Recovering Software from Forty-Year-Old Magnetic Tapes

In the early 1970s, Hewlett-Packard (HP) introduced the HP Interface Bus (HP-IB) as a standard way to interconnect the electronic instrumentation equipment they sold, automate its operation, and facilitate customers’ development of complex test and measurement systems. In 1975, the IEEE standardised HP-IB as the IEEE-488 bus, which was subsequently adopted by numerous manufacturers.

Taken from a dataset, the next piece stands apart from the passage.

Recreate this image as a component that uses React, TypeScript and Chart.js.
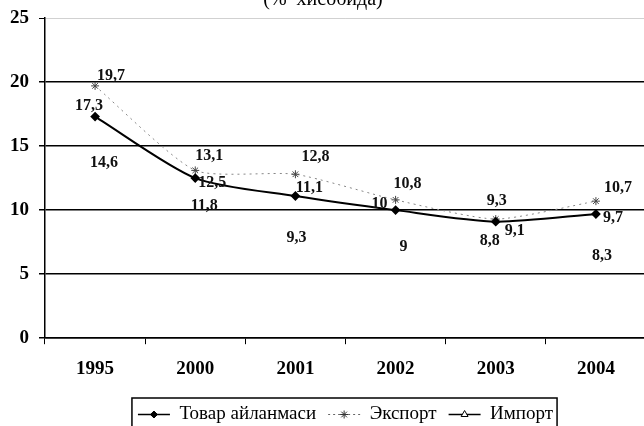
import React, { useEffect, useRef } from 'react';
import { Chart, registerables } from 'chart.js';
import { drawPoint } from 'chart.js/helpers';

Chart.register(...registerables);

const categories = ['1995', '2000', '2001', '2002', '2003', '2004'];
const turnover = [17.3, 12.5, 11.1, 10, 9.1, 9.7];
const exportVals = [19.7, 13.1, 12.8, 10.8, 9.3, 10.7];
const importVals = [14.6, 11.8, 9.3, 9, 8.8, 8.3];
const yTicks = [0, 5, 10, 15, 20, 25];
const seriesNames = ['Товар айланмаси', 'Экспорт', 'Импорт'];
const titleText = '(%  хисобида)';

// label placement relative to each point (style only)
const labelOffsets = [
  [[-6, -11], [17, 5], [14, -8], [-16, -6], [19, 9], [17, 4]],
  [[16, -10], [14, -15], [20, -17], [12, -16], [1, -18], [22, -13]],
  [[9, 12], [9, 19], [1, 19], [8, 24], [-6, 15], [6, 24]],
];

const FONT = "'Liberation Serif', 'Times New Roman', serif";

const legendSymbols = [
  { style: 'rectRot', radius: 3.5, fill: '#000', stroke: '#000', line: '#000', lineWidth: 1.5, dash: [] as number[] },
  { style: 'star', radius: 4, fill: '#000', stroke: '#333', line: '#666', lineWidth: 1, dash: [2, 3] },
  { style: 'triangle', radius: 4, fill: '#fff', stroke: '#000', line: '#000', lineWidth: 1.5, dash: [] as number[] },
];

const valueLabelPlugin = {
  id: 'valueLabels',
  afterDatasetsDraw(chart: any) {
    const ctx = chart.ctx;
    ctx.save();
    ctx.font = `bold 16px ${FONT}`;
    ctx.fillStyle = '#111';
    ctx.textAlign = 'center';
    ctx.textBaseline = 'middle';
    chart.data.datasets.forEach((ds: any, i: number) => {
      const meta = chart.getDatasetMeta(i);
      meta.data.forEach((el: any, j: number) => {
        const v = ds.data[j];
        const [dx, dy] = labelOffsets[i][j];
        ctx.fillText(String(v).replace('.', ','), el.x + dx, el.y + dy);
      });
    });
    ctx.restore();
  },
};

const legendDecorPlugin = {
  id: 'legendDecor',
  afterDraw(chart: any) {
    const legend = chart.legend;
    if (!legend || !legend.legendHitBoxes || !legend.legendHitBoxes.length) return;
    const ctx = chart.ctx;
    const boxes = legend.legendHitBoxes;
    const bw = legend.options.labels.boxWidth;
    ctx.save();
    boxes.forEach((hb: any, i: number) => {
      const s = legendSymbols[i];
      const cy = hb.top + hb.height / 2;
      ctx.beginPath();
      ctx.setLineDash(s.dash);
      ctx.strokeStyle = s.line;
      ctx.lineWidth = s.lineWidth;
      ctx.moveTo(hb.left, cy);
      ctx.lineTo(hb.left + bw, cy);
      ctx.stroke();
      ctx.setLineDash([]);
      ctx.fillStyle = s.fill;
      ctx.strokeStyle = s.stroke;
      ctx.lineWidth = 1;
      drawPoint(ctx, { pointStyle: s.style as any, radius: s.radius, rotation: 0, borderWidth: 1 }, hb.left + bw / 2, cy);
    });
    const first = boxes[0];
    const last = boxes[boxes.length - 1];
    const left = first.left - 6;
    const right = last.left + last.width + 4;
    const top = first.top - 7;
    const bottom = first.top + first.height + 12;
    ctx.strokeStyle = '#000';
    ctx.lineWidth = 1.5;
    ctx.strokeRect(left, top, right - left, bottom - top);
    ctx.restore();
  },
};

export default function App() {
  const ref = useRef<HTMLCanvasElement | null>(null);
  useEffect(() => {
    if (!ref.current) return;
    Chart.defaults.font.family = FONT;
    Chart.defaults.color = '#000';
    const chart = new Chart(ref.current, {
      type: 'line',
      data: {
        labels: categories,
        datasets: [
          {
            label: seriesNames[0],
            data: turnover,
            borderColor: '#000',
            borderWidth: 2,
            pointStyle: 'rectRot',
            pointRadius: 3.5,
            pointBackgroundColor: '#000',
            pointBorderColor: '#000',
            tension: 0.25,
          },
          {
            label: seriesNames[1],
            data: exportVals,
            borderColor: '#888',
            borderWidth: 1,
            borderDash: [2, 4],
            pointStyle: 'star',
            pointRadius: 4,
            pointBorderColor: '#444',
            pointBorderWidth: 1,
            tension: 0.2,
          },
          {
            label: seriesNames[2],
            data: importVals,
            borderColor: '#000',
            showLine: false,
            pointRadius: 0,
          },
        ],
      },
      options: {
        animation: false,
        responsive: true,
        maintainAspectRatio: false,
        layout: { padding: { left: 0, right: 44, top: 0, bottom: 0 } },
        plugins: {
          tooltip: { enabled: false },
          title: {
            display: true,
            text: titleText,
            color: '#000',
            font: { size: 20, weight: 'normal', family: FONT },
            padding: { top: -3, bottom: 6 },
          },
          legend: {
            position: 'bottom',
            fullSize: false,
            labels: {
              boxWidth: 32,
              boxHeight: 10,
              padding: 12,
              color: '#000',
              font: { size: 19, family: FONT },
              generateLabels: (c: any) =>
                Chart.defaults.plugins.legend.labels.generateLabels(c).map((l: any) => ({
                  ...l,
                  fillStyle: 'rgba(0,0,0,0)',
                  strokeStyle: 'rgba(0,0,0,0)',
                  lineWidth: 0,
                  hidden: false,
                })),
            },
          },
        },
        scales: {
          x: {
            type: 'category',
            offset: true,
            grid: {
              display: true,
              drawOnChartArea: false,
              drawTicks: true,
              tickLength: 6,
              color: '#000',
              offset: true,
            },
            border: { display: true, color: '#000', width: 1.5 },
            ticks: {
              color: '#000',
              padding: 13,
              maxRotation: 0,
              font: { size: 19, weight: 'bold', family: FONT },
            },
          },
          y: {
            min: 0,
            max: 25,
            afterBuildTicks: (scale: any) => {
              scale.ticks = yTicks.map((v) => ({ value: v }));
            },
            grid: {
              drawTicks: true,
              tickLength: 6,
              tickColor: '#000',
              color: (c: any) => (c.tick && c.tick.value === 25 ? 'rgba(0,0,0,0.18)' : '#000'),
              lineWidth: (c: any) => (c.tick && c.tick.value === 25 ? 1 : 1.5),
            },
            border: { display: true, color: '#000', width: 1.5 },
            ticks: {
              color: '#000',
              padding: 10,
              font: { size: 19, weight: 'bold', family: FONT },
            },
          },
        },
      },
      plugins: [valueLabelPlugin, legendDecorPlugin],
    } as any);
    return () => chart.destroy();
  }, []);

  return (
    <div style={{ position: 'fixed', left: 0, top: 0, width: 644, height: 426, overflow: 'hidden', background: '#fff' }}>
      <div style={{ position: 'absolute', left: 0, top: -9, width: 690, height: 443 }}>
        <canvas ref={ref} />
      </div>
    </div>
  );
}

In 1976, HP shipped the 9825 desktop computer, which was optimised as a controller for HP-IB systems, and it became the centrepiece of many industrial test and measurement systems for years. After restoring four 9825 computers, Curious Marc and the crew turn to a collection of vintage 9825 software recorded on HP DC100 cartridge tapes in the 1970s and 1980s. Magnetic tape is one of the most reliable media for long-term data storage (modern LTO tapes claim 30 year data retention if properly stored, and assuming you can find a drive to read them that far into the future), but the DC100 mini-cartridges were not exemplary in that department, nor were the HP tape drives that used them. Thus begins another repair and recovery adventure which, when it finally pays off, allows demonstrating just how magical HP-IB was, and is: automatically testing an HP signal generator and spectrum analyser connected to one another and operated hands-off by the 9825 computer.